Let $\map \MM {m, n}$ be a metric space of order $m \times n$ over a field $K$.

Let $\mathbf A \in \map \MM {m, n}$ be a matrix.


Let $\map e {\mathbf A}$ be the elementary row operation which transforms $\mathbf A$ to a new matrix $\mathbf A' \in \map \MM {m, n}$.

\((\text {ERO} 3)\)   $:$   \(\ds r_k \leftrightarrow r_l \)    Exchange rows $k$ and $l$      


Let $\map {e'} {\mathbf A'}$ be the inverse of $e$.


Then $e'$ is the elementary row operation:

$e' := r_k \leftrightarrow r_l$

That is:

$e' = e$


Proof

In the below, let:

$r_k$ denote row $k$ of $\mathbf A$
$r'_k$ denote row $k$ of $\mathbf A'$
$r''_k$ denote row $k$ of $\mathbf A''$

for arbitrary $k$ such that $1 \le k \le m$.


By definition of elementary row operation:

only the row or rows directly operated on by $e$ is or are different between $\mathbf A$ and $\mathbf A'$

and similarly:

only the row or rows directly operated on by $e'$ is or are different between $\mathbf A'$ and $\mathbf A''$.

Hence it is understood that in the following, only those rows directly affected will be under consideration when showing that $\mathbf A = \mathbf A''$.


Let $\map e {\mathbf A}$ be the elementary row operation:

$e := r_k \leftrightarrow r_l$

Thus we have:

\(\ds r'_k\) \(=\) \(\ds r_l\)
\(\, \ds \text {and} \, \) \(\ds r'_l\) \(=\) \(\ds r_k\)

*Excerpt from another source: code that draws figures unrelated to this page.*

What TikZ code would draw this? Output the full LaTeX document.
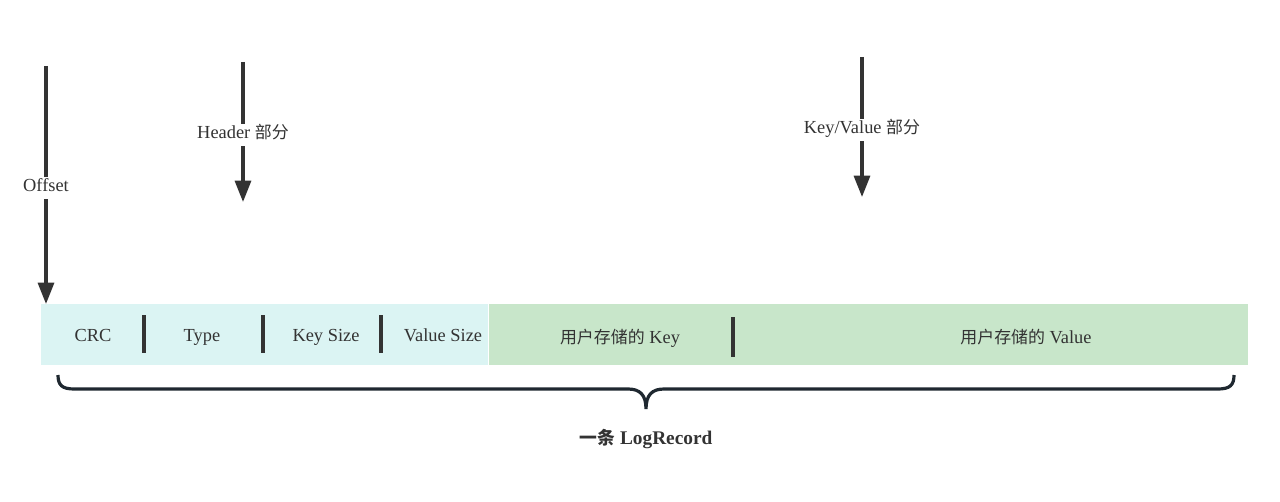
\documentclass[tikz,border=0pt]{standalone}
\usepackage{fontspec}
\setmainfont{Liberation Serif}
\newfontfamily\cjk[Scale=0.92]{Noto Sans CJK SC}
\usetikzlibrary{arrows.meta}
\definecolor{hdrcyan}{RGB}{219,244,243}
\definecolor{kvgreen}{RGB}{200,230,202}
\definecolor{ink}{RGB}{51,51,51}
\definecolor{braceink}{RGB}{31,40,48}
\tikzset{
  lbl/.style={font=\fontsize{13.8}{16}\selectfont, text=ink, inner xsep=1pt, inner ysep=3.5pt,
    text height=1.6ex, text depth=.4ex, yshift=-2.2pt},
  ptr/.style={-{Triangle[width=12pt,length=16pt]}, line width=2.4pt, draw=ink},
  sep/.style={line width=2.4pt, draw=ink},
}
\begin{document}
\begin{tikzpicture}[x=0.75pt, y=-0.75pt]
\useasboundingbox (0,0) rectangle (1280,502);
% record bar
\fill[hdrcyan] (41,304) rectangle (488,365);
\fill[kvgreen] (489,304) rectangle (1248,365);
\foreach \x in {144,263,381}
{
    \draw[sep] (\x,315) -- (\x,353);
}
\draw[sep] (733,317) -- (733,357);
% fields
\node[lbl] (crc) at (93,335) {CRC};
\node[lbl] (type) at (202,335) {Type};
\node[lbl] (keysize) at (326,335) {Key Size};
\node[lbl] (valsize) at (443,335) {Value Size};
\node[lbl] (ukey) at (620,337) {{\cjk 用户存储的} Key};
\node[lbl] (uval) at (1026,337) {{\cjk 用户存储的} Value};
% pointers
\coordinate (offtop) at (46,66);
\coordinate (offend) at (46,304);
\coordinate (hdrtop) at (243,62);
\coordinate (hdrend) at (243,202);
\coordinate (kvtop) at (862,57);
\coordinate (kvend) at (862,197);
\draw[ptr] (offtop) -- node[lbl, fill=white] (offset) {Offset} (offend);
\draw[ptr] (hdrtop) -- node[lbl, fill=white] (hdr) {Header {\cjk 部分}} (hdrend);
\draw[ptr] (kvtop) -- node[lbl, fill=white] (kv) {Key/Value {\cjk 部分}} (kvend);
% brace
\draw[line width=2.4pt, braceink] (58,375) .. controls (58,385) and (62,389) .. (74,389) -- (628,389)
    .. controls (640,389) and (646,395) .. (646,409)
    .. controls (646,395) and (652,389) .. (664,389) -- (1218,389)
    .. controls (1230,389) and (1234,385) .. (1234,375);
\node[lbl, font=\fontsize{14.5}{17}\selectfont\bfseries] (record) at (646,438) {{\cjk 一条} LogRecord};
\end{tikzpicture}
\end{document}
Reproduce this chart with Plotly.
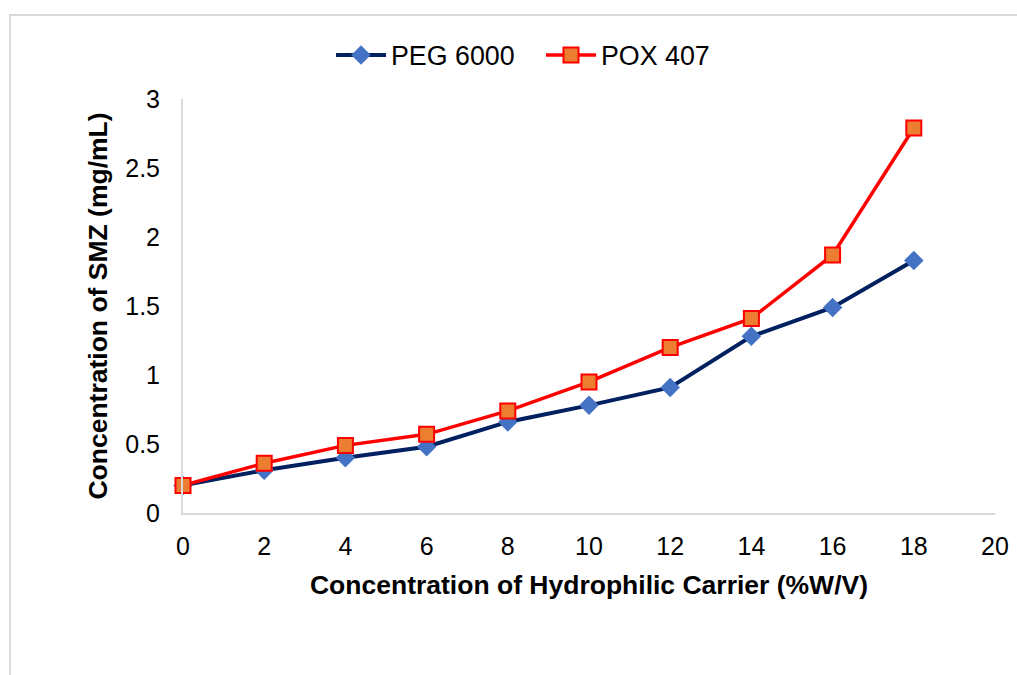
import plotly.graph_objects as go

x_vals = [0, 2, 4, 6, 8, 10, 12, 14, 16, 18]
peg_6000 = [0.20, 0.31, 0.40, 0.48, 0.66, 0.78, 0.91, 1.28, 1.49, 1.83]
pox_407 = [0.20, 0.36, 0.49, 0.57, 0.74, 0.95, 1.20, 1.41, 1.87, 2.79]
x_ticks = [0, 2, 4, 6, 8, 10, 12, 14, 16, 18, 20]
y_ticks = [0, 0.5, 1, 1.5, 2, 2.5, 3]
y_ticklabels = ["0", "0.5", "1", "1.5", "2", "2.5", "3"]

fig = go.Figure()
fig.add_trace(go.Scatter(
    x=x_vals, y=peg_6000, name="PEG 6000", mode="lines+markers",
    line=dict(color="#002060", width=4),
    marker=dict(symbol="diamond", size=15, color="#4472c4", line=dict(width=0)),
    cliponaxis=False,
))
fig.add_trace(go.Scatter(
    x=x_vals, y=pox_407, name="POX 407", mode="lines+markers",
    line=dict(color="#ff0000", width=3.5),
    marker=dict(symbol="square", size=15, color="#ed7d31", line=dict(color="#ff0000", width=2)),
    cliponaxis=False,
))

L, R, T, B = 183, 22, 99, 162
W, H = 1017, 675
pw, ph = W - L - R, H - T - B

fig.update_layout(
    width=W, height=H,
    margin=dict(l=L, r=R, t=T, b=B, autoexpand=False),
    paper_bgcolor="white", plot_bgcolor="white",
    font=dict(family="Liberation Sans, Arial, sans-serif", size=25, color="black"),
    showlegend=True,
    legend=dict(orientation="h", xref="container", yref="container",
                x=331 / W, xanchor="left", y=1 - 55 / H, yanchor="middle",
                font=dict(size=26.8), bgcolor="rgba(0,0,0,0)", itemwidth=50,
                entrywidth=145, entrywidthmode="pixels"),
    xaxis=dict(range=[0, 20], tickvals=x_ticks, showgrid=False, zeroline=False,
               showline=True, linecolor="#d9d9d9", linewidth=2, ticks="",
               automargin=False, ticklabelstandoff=10,
               title=dict(text="<b>Concentration of Hydrophilic Carrier (%W/V)</b>",
                          font=dict(size=26.5), standoff=16)),
    yaxis=dict(range=[0, 3], tickvals=y_ticks, ticktext=y_ticklabels, showgrid=False,
               zeroline=False, showline=True, linecolor="#d9d9d9", linewidth=2, ticks="",
               automargin=False, ticklabelstandoff=16,
               title=dict(text="<b>Concentration of SMZ (mg/mL)</b>",
                          font=dict(size=26.5), standoff=10)),
    shapes=[dict(type="rect", xref="paper", yref="paper",
                 x0=(10 - L) / pw, x1=(1040 - L) / pw,
                 y0=(H - B - 690) / ph, y1=(H - B - 15) / ph,
                 line=dict(color="#d9d9d9", width=2), fillcolor="rgba(0,0,0,0)",
                 layer="below")],
)

fig.write_html("out.html", config={"displayModeBar": False},
               post_script="document.body.style.margin='0';")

Now let $\map {e'} {\mathbf A'}$ be the elementary row operation which transforms $\mathbf A'$ to $\mathbf A''$:

$e' := r'_k \leftrightarrow r'_l$


Applying $e'$ to $\mathbf A'$ we get:

\(\ds r''_k\) \(=\) \(\ds r'_l\)
\(\, \ds \text {and} \, \) \(\ds r''_l\) \(=\) \(\ds r'_k\)
\(\ds \leadsto \ \ \) \(\ds r''_k\) \(=\) \(\ds r_k\)
\(\, \ds \text {and} \, \) \(\ds r''_l\) \(=\) \(\ds r_l\)
\(\ds \leadsto \ \ \) \(\ds \mathbf A''\) \(=\) \(\ds \mathbf A\)

It is noted that for $e'$ to be an elementary row operation, the only possibility is for it to be as defined.

$\blacksquare$